By 1996 only three people were living in the building.

That same year, the owners began to advertise for tenants to fill the lofts. The raw spaces were dirty, most of the fixtures were broken, there was no heat or gas, and bathrooms and showers were in the hallways. The people who moved in were starving artists picking up the scraps from the boom and bust of downtown's earlier art-loft era in the '80s and early '90s. Living an often overly romanticized hand-to-mouth existence, struggling from painting to painting, freelance job to freelance job, no sign of a steady paycheck in sight, they came for one reason: cheap rent. At first, there were a few residents, basically functioning drug addicts, who were able to hold on to a job, at least for a little while, between benders. One, from a wealthy Santa Barbara family, was a severe alcoholic with a crack addiction, habits made worse by a slight mental illness. He’d often pass out in the hallways or hang from the banisters. Occasionally he brought home male crack whores. Then there was the bona fide nut case — he was paranoid, delusional and occasionally aggressive, particularly toward the female residents. He’d corner them in hallways when no one was around or while they were in towels, skin still wet, fresh out of the shared bathroom showers, to interrogate them about some imagined conspiracy. In his calmer moments, he'd show up in the doorways of male residents, swishing red wine around in a wineglass and making small talk in an attempt to gain allies so that he wouldn’t get kicked out of the building.
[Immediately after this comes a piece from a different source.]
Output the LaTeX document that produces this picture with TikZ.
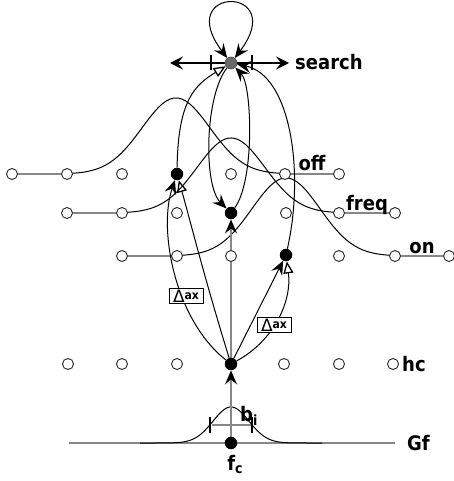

What follows are the stories of some of the current residents of the Canadian and about a way of life that’s become increasingly threatened ever since developer Tom Gilmore began packaging “the artist’s life” down the street with a series of luxury lofts now known as the Old Bank District, and other developers followed his lead. Before downtown echoed with jackhammers and cranes filled the skyline, residents of the Canadian spent a decade living with the constant interruptions of film crews shooting car chases, explosions and murder scenes. There were bonfires in the middle of the streets, bicyclists riding through empty thoroughfares in their pajamas, knife-wielding neighbors, clouds of crack smoke, homeless fights, underground art galleries and record stores, and parties that went on for days.
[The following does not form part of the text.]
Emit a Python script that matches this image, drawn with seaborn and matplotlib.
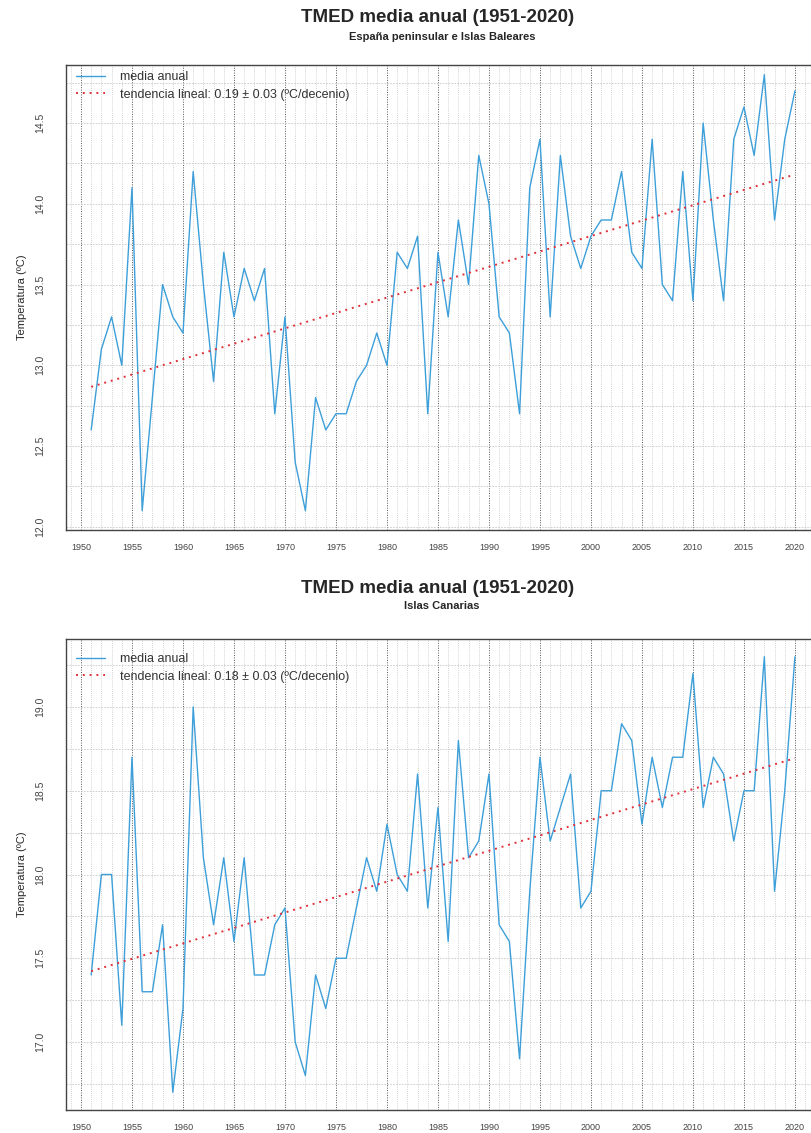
import numpy as np
import pandas as pd
import matplotlib
matplotlib.use("Agg")
import matplotlib.pyplot as plt
import seaborn as sns
from matplotlib.ticker import MultipleLocator

# Datos: temperatura media anual (ºC), 1951-2020
years = list(range(1951, 2021))

peninsula = [12.6, 13.1, 13.3, 13.0, 14.1, 12.1, 12.8, 13.5, 13.3, 13.2,
             14.2, 13.5, 12.9, 13.7, 13.3, 13.6, 13.4, 13.6, 12.7, 13.3,
             12.4, 12.1, 12.8, 12.6, 12.7, 12.7, 12.9, 13.0, 13.2, 13.0,
             13.7, 13.6, 13.8, 12.7, 13.7, 13.3, 13.9, 13.5, 14.3, 14.0,
             13.3, 13.2, 12.7, 14.1, 14.4, 13.3, 14.3, 13.8, 13.6, 13.8,
             13.9, 13.9, 14.2, 13.7, 13.6, 14.4, 13.5, 13.4, 14.2, 13.4,
             14.5, 13.9, 13.4, 14.4, 14.6, 14.3, 14.8, 13.9, 14.4, 14.7]

canarias = [17.4, 18.0, 18.0, 17.1, 18.7, 17.3, 17.3, 17.7, 16.7, 17.2,
            19.0, 18.1, 17.7, 18.1, 17.6, 18.1, 17.4, 17.4, 17.7, 17.8,
            17.0, 16.8, 17.4, 17.2, 17.5, 17.5, 17.8, 18.1, 17.9, 18.3,
            18.0, 17.9, 18.6, 17.8, 18.4, 17.6, 18.8, 18.1, 18.2, 18.6,
            17.7, 17.6, 16.9, 17.9, 18.7, 18.2, 18.4, 18.6, 17.8, 17.9,
            18.5, 18.5, 18.9, 18.8, 18.3, 18.7, 18.4, 18.7, 18.7, 19.2,
            18.4, 18.7, 18.6, 18.2, 18.5, 18.5, 19.3, 17.9, 18.5, 19.3]

subtitles = ["España peninsular e Islas Baleares", "Islas Canarias"]
trend_labels = ["tendencia lineal: 0.19 ± 0.03 (ºC/decenio)",
                "tendencia lineal: 0.18 ± 0.03 (ºC/decenio)"]

sns.set_style("white")
plt.rcParams['font.family'] = ['Liberation Sans', 'DejaVu Sans']

fig = plt.figure(figsize=(8.11, 11.33), dpi=100)

W, H = 811, 1133
# posiciones de cada panel en pixeles
panels = [
    dict(top=65, bottom=530, ylim=(11.98, 14.86), title_y=18, sub_y=37, leg_off=6),
    dict(top=639, bottom=1110, ylim=(16.594, 19.406), title_y=588, sub_y=606, leg_off=14),
]
left_px = 66

line_color = "#3d9fd9"
trend_color = "#e0303a"

for i, (vals, p) in enumerate(zip([peninsula, canarias], panels)):
    df = pd.DataFrame({"year": years, "temp": vals})
    h_px = p["bottom"] - p["top"]
    ax = fig.add_axes([left_px / W, 1 - p["bottom"] / H,
                       (W + 2 - left_px) / W, h_px / H])

    # rejilla
    ax.xaxis.set_major_locator(MultipleLocator(5))
    ax.xaxis.set_minor_locator(MultipleLocator(1))
    ax.yaxis.set_major_locator(MultipleLocator(0.5))
    ax.yaxis.set_minor_locator(MultipleLocator(0.25))
    ax.grid(which="minor", axis="x", color="#c4c4c4", linestyle=(0, (1, 1.5)), lw=0.6)
    ax.grid(which="major", axis="x", color="#555555", linestyle=(0, (1, 1.5)), lw=0.7)
    ax.grid(which="both", axis="y", color="#c8c8c8", linestyle=(0, (2, 1.5)), lw=0.6)
    ax.set_axisbelow(True)

    sns.lineplot(data=df, x="year", y="temp", ax=ax, color=line_color, lw=1.0,
                 label="media anual")
    sns.regplot(data=df, x="year", y="temp", ax=ax, scatter=False, ci=None,
                line_kws=dict(color=trend_color, lw=1.4, linestyle=(0, (1, 2.5))),
                label=trend_labels[i])

    ax.set_xlim(1948.53, 2021.77)
    ax.set_ylim(*p["ylim"])
    ax.set_xlabel("")
    ax.set_ylabel("Temperatura (ºC)", fontsize=8, labelpad=6)

    ax.tick_params(axis="x", which="major", length=5, width=0.8, labelsize=6.5,
                   labelcolor="#444444", pad=4, color="#333333")
    ax.tick_params(axis="y", which="major", length=5, width=0.8, labelsize=7.5,
                   labelcolor="#444444", pad=10, color="#333333")
    ax.tick_params(which="minor", length=0)
    for lab in ax.get_yticklabels():
        lab.set_rotation(90)
        lab.set_va("center")

    for s in ax.spines.values():
        s.set_color("#444444")
        s.set_linewidth(1.0)

    leg = ax.legend(loc="upper left", bbox_to_anchor=(10 / 745, 1 - p["leg_off"] / h_px),
                    frameon=False, fontsize=9, handlelength=2.3, handletextpad=1.2,
                    labelspacing=0.45, borderaxespad=0, borderpad=0)
    for t in leg.get_texts():
        t.set_color("#333333")

    fig.text(0.54, 1 - p["title_y"] / H, "TMED media anual (1951-2020)",
             ha="center", va="center", fontsize=13.5, fontweight="bold")
    fig.text(0.545, 1 - p["sub_y"] / H, subtitles[i],
             ha="center", va="center", fontsize=8, fontweight="bold")

fig.savefig("out.png", dpi=100)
To hear them tell it, downtown L.A. circa 1998 was like Montmartre, the epicenter of bohemian Paris, in 1898. And if downtown L.A. was Montmartre, the Canadian was Le Bateau-Lavoir, the squalid tenement that housed the likes of Pablo Picasso and Amadeo Modigliani in the late 1890s. Before the current attempts to turn it into a yuppie playground, downtown's Main Street was the kind of petri dish of hunger and humanity that artists crave and thrive on. Right in the middle of it all was the Canadian, where crack and abuelas became absinthe and courtesans, and the party never ended.

The Brothers Banales

Back in the late '90s, you could roll a bowling ball down the middle of Main Street and not hit anything. Shadows moved, street lamps illuminated nothing but lonely stretches of sidewalk and deserted buildings. In 1998, whatever functioning businesses that were left would close for the day and silence would descend. Often, the unmistakable hum of a Banales brothers party would rip through that silence. Ground zero was the brothers’ 2,000-square-foot vaulted loft in the Canadian, where a dense graffiti forest thrown up by local artist Vynl wrapped around a stage with pro speaker cabinets and a manned mixing board. The source of the commotion? Maybe it was Deerhoof, or the Minutemen, the Centimeters, the Adolescents or any of the 50 bands that played for free to a packed crowd in the brothers’ loft. The parties usually lasted till the wee hours of the morning. The average bash drew 400 bodies, some of which were still around come morning, sleeping it off in a hallway. The Banales brothers’ parties became the stuff of legend.

They told me their story as we sat on stools at their homemade bar, drinking beers while a DVD of avant garde images looped on a screen overhead. It all began in the spring of 1995, when Dan Banales, baby faced, big boned and clean cut, had just gotten back from Tokyo, where he had spent the previous five years representing a group of psychedelic artists who lived in downtown Los Angeles. These artists’ lofts made an indelible mark on his memory; they were totally different from what he had seen growing up in Pasadena in his self-described Rockwellian existence. There was the Swiss Family Robinson–esque series of wooden platforms in the middle of the loft belonging to a 20-year-old artist named Stravinsky; another had a giant marquee from an old movie theater propped in a corner that really put into perspective just how much space there was. Dan saw in those lofts how young people could own their space, how they could do whatever they wanted. He was on that search for freedom in the spring of ’95 when he found out that his brother, Andrew, had been kicked out of yet another apartment, this time in Hollywood. Andrew paid his rent on time, he just had noise-management issues. He was in a punk band in the late ’80s called the Fin, and the noise has never left him. He needed to find a place where he could get crazy and loud. The brothers realized there was only one place for the both of them, and they headed downtown.